Entries from a dataset:

----------

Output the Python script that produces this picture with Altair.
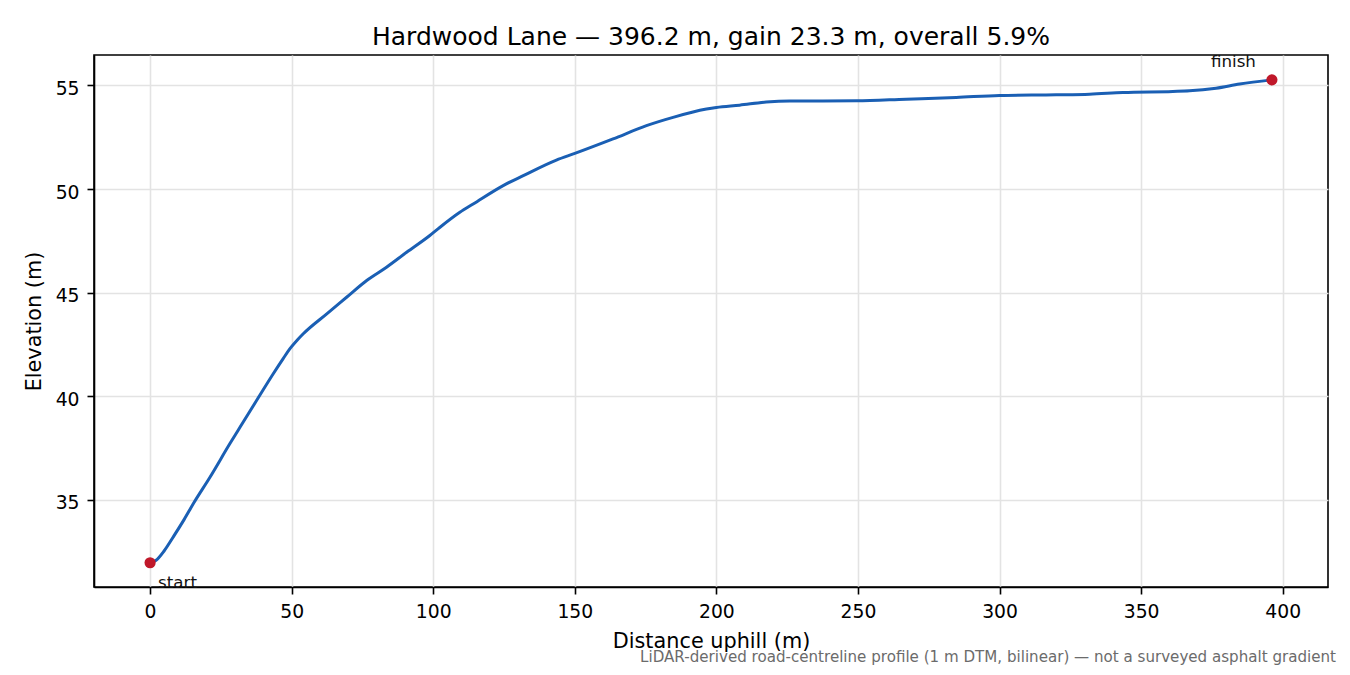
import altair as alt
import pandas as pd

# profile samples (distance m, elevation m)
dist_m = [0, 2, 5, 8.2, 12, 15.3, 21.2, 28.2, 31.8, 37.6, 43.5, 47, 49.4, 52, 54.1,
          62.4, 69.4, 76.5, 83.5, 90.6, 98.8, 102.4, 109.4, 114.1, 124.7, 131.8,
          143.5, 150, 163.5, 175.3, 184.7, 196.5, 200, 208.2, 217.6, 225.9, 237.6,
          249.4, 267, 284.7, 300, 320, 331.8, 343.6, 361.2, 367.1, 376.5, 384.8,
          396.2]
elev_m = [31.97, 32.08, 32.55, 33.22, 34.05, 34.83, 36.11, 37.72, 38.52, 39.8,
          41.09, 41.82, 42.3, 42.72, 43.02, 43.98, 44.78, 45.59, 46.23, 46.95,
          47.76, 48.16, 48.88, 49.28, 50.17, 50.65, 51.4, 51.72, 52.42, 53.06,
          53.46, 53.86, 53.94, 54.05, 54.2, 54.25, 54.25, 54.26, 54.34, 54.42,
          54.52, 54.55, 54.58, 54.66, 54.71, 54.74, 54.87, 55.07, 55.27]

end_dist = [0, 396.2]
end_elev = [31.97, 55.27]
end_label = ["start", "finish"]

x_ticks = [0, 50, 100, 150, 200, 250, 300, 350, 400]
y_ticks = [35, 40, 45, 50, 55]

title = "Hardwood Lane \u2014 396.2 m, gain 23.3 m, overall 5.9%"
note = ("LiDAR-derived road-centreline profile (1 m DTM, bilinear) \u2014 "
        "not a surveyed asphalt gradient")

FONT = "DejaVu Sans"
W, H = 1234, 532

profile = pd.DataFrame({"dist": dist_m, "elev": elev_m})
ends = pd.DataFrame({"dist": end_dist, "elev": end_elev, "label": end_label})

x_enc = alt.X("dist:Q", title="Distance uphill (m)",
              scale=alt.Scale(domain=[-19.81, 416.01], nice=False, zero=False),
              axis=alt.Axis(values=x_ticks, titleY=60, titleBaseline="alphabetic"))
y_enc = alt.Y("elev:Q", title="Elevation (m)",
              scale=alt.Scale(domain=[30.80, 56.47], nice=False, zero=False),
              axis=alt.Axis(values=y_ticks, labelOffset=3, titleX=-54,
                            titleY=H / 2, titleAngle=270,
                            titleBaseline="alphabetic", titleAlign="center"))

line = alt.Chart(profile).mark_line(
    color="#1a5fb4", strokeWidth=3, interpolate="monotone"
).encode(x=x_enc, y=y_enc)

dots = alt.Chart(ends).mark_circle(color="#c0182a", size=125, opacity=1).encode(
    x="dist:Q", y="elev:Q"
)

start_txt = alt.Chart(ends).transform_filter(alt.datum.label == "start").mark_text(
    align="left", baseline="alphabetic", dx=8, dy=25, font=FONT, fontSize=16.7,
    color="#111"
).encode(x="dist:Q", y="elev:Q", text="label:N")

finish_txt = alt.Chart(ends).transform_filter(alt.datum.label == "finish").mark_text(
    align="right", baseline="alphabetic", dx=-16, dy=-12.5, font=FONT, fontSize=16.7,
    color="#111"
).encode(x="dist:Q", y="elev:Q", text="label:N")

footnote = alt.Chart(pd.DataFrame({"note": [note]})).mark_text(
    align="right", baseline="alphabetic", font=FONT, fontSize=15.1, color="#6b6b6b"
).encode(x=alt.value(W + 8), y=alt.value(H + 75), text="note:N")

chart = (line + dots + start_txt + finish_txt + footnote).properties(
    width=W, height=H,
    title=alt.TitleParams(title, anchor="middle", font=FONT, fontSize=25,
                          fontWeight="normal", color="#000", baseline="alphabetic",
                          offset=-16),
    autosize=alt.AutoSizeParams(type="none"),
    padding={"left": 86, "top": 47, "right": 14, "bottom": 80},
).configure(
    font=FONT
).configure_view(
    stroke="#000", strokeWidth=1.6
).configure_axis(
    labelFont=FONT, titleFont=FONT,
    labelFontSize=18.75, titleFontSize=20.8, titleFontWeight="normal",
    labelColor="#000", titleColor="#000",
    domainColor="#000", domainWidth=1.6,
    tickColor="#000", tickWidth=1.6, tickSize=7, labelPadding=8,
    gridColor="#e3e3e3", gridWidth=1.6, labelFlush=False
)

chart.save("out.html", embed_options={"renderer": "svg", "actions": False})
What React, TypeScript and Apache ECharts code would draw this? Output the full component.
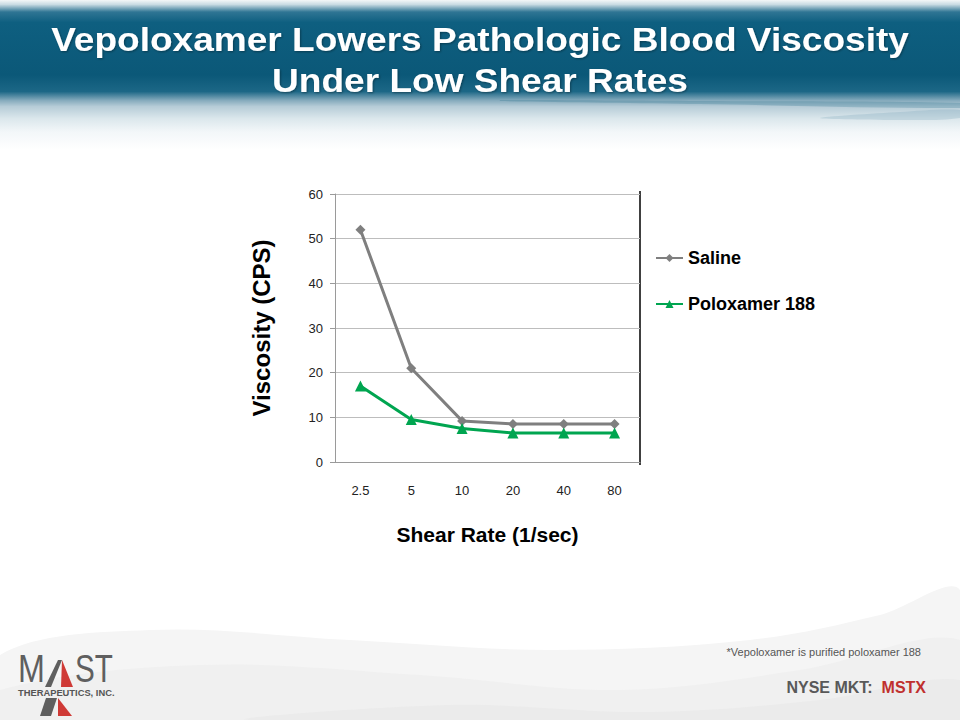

----------

▶ **DO THIS**: Copy every entry word for word, but omit the pictures.

▶ **EXERCISE RESPONSE**:
Output the Python script that produces this picture with Altair.
import altair as alt
import pandas as pd

# profile samples (distance m, elevation m)
dist_m = [0, 2, 5, 8.2, 12, 15.3, 21.2, 28.2, 31.8, 37.6, 43.5, 47, 49.4, 52, 54.1,
          62.4, 69.4, 76.5, 83.5, 90.6, 98.8, 102.4, 109.4, 114.1, 124.7, 131.8,
          143.5, 150, 163.5, 175.3, 184.7, 196.5, 200, 208.2, 217.6, 225.9, 237.6,
          249.4, 267, 284.7, 300, 320, 331.8, 343.6, 361.2, 367.1, 376.5, 384.8,
          396.2]
elev_m = [31.97, 32.08, 32.55, 33.22, 34.05, 34.83, 36.11, 37.72, 38.52, 39.8,
          41.09, 41.82, 42.3, 42.72, 43.02, 43.98, 44.78, 45.59, 46.23, 46.95,
          47.76, 48.16, 48.88, 49.28, 50.17, 50.65, 51.4, 51.72, 52.42, 53.06,
          53.46, 53.86, 53.94, 54.05, 54.2, 54.25, 54.25, 54.26, 54.34, 54.42,
          54.52, 54.55, 54.58, 54.66, 54.71, 54.74, 54.87, 55.07, 55.27]

end_dist = [0, 396.2]
end_elev = [31.97, 55.27]
end_label = ["start", "finish"]

x_ticks = [0, 50, 100, 150, 200, 250, 300, 350, 400]
y_ticks = [35, 40, 45, 50, 55]

title = "Hardwood Lane \u2014 396.2 m, gain 23.3 m, overall 5.9%"
note = ("LiDAR-derived road-centreline profile (1 m DTM, bilinear) \u2014 "
        "not a surveyed asphalt gradient")

FONT = "DejaVu Sans"
W, H = 1234, 532

profile = pd.DataFrame({"dist": dist_m, "elev": elev_m})
ends = pd.DataFrame({"dist": end_dist, "elev": end_elev, "label": end_label})

x_enc = alt.X("dist:Q", title="Distance uphill (m)",
              scale=alt.Scale(domain=[-19.81, 416.01], nice=False, zero=False),
              axis=alt.Axis(values=x_ticks, titleY=60, titleBaseline="alphabetic"))
y_enc = alt.Y("elev:Q", title="Elevation (m)",
              scale=alt.Scale(domain=[30.80, 56.47], nice=False, zero=False),
              axis=alt.Axis(values=y_ticks, labelOffset=3, titleX=-54,
                            titleY=H / 2, titleAngle=270,
                            titleBaseline="alphabetic", titleAlign="center"))

line = alt.Chart(profile).mark_line(
    color="#1a5fb4", strokeWidth=3, interpolate="monotone"
).encode(x=x_enc, y=y_enc)

dots = alt.Chart(ends).mark_circle(color="#c0182a", size=125, opacity=1).encode(
    x="dist:Q", y="elev:Q"
)

start_txt = alt.Chart(ends).transform_filter(alt.datum.label == "start").mark_text(
    align="left", baseline="alphabetic", dx=8, dy=25, font=FONT, fontSize=16.7,
    color="#111"
).encode(x="dist:Q", y="elev:Q", text="label:N")

finish_txt = alt.Chart(ends).transform_filter(alt.datum.label == "finish").mark_text(
    align="right", baseline="alphabetic", dx=-16, dy=-12.5, font=FONT, fontSize=16.7,
    color="#111"
).encode(x="dist:Q", y="elev:Q", text="label:N")

footnote = alt.Chart(pd.DataFrame({"note": [note]})).mark_text(
    align="right", baseline="alphabetic", font=FONT, fontSize=15.1, color="#6b6b6b"
).encode(x=alt.value(W + 8), y=alt.value(H + 75), text="note:N")

chart = (line + dots + start_txt + finish_txt + footnote).properties(
    width=W, height=H,
    title=alt.TitleParams(title, anchor="middle", font=FONT, fontSize=25,
                          fontWeight="normal", color="#000", baseline="alphabetic",
                          offset=-16),
    autosize=alt.AutoSizeParams(type="none"),
    padding={"left": 86, "top": 47, "right": 14, "bottom": 80},
).configure(
    font=FONT
).configure_view(
    stroke="#000", strokeWidth=1.6
).configure_axis(
    labelFont=FONT, titleFont=FONT,
    labelFontSize=18.75, titleFontSize=20.8, titleFontWeight="normal",
    labelColor="#000", titleColor="#000",
    domainColor="#000", domainWidth=1.6,
    tickColor="#000", tickWidth=1.6, tickSize=7, labelPadding=8,
    gridColor="#e3e3e3", gridWidth=1.6, labelFlush=False
)

chart.save("out.html", embed_options={"renderer": "svg", "actions": False})
What React, TypeScript and Apache ECharts code would draw this? Output the full component.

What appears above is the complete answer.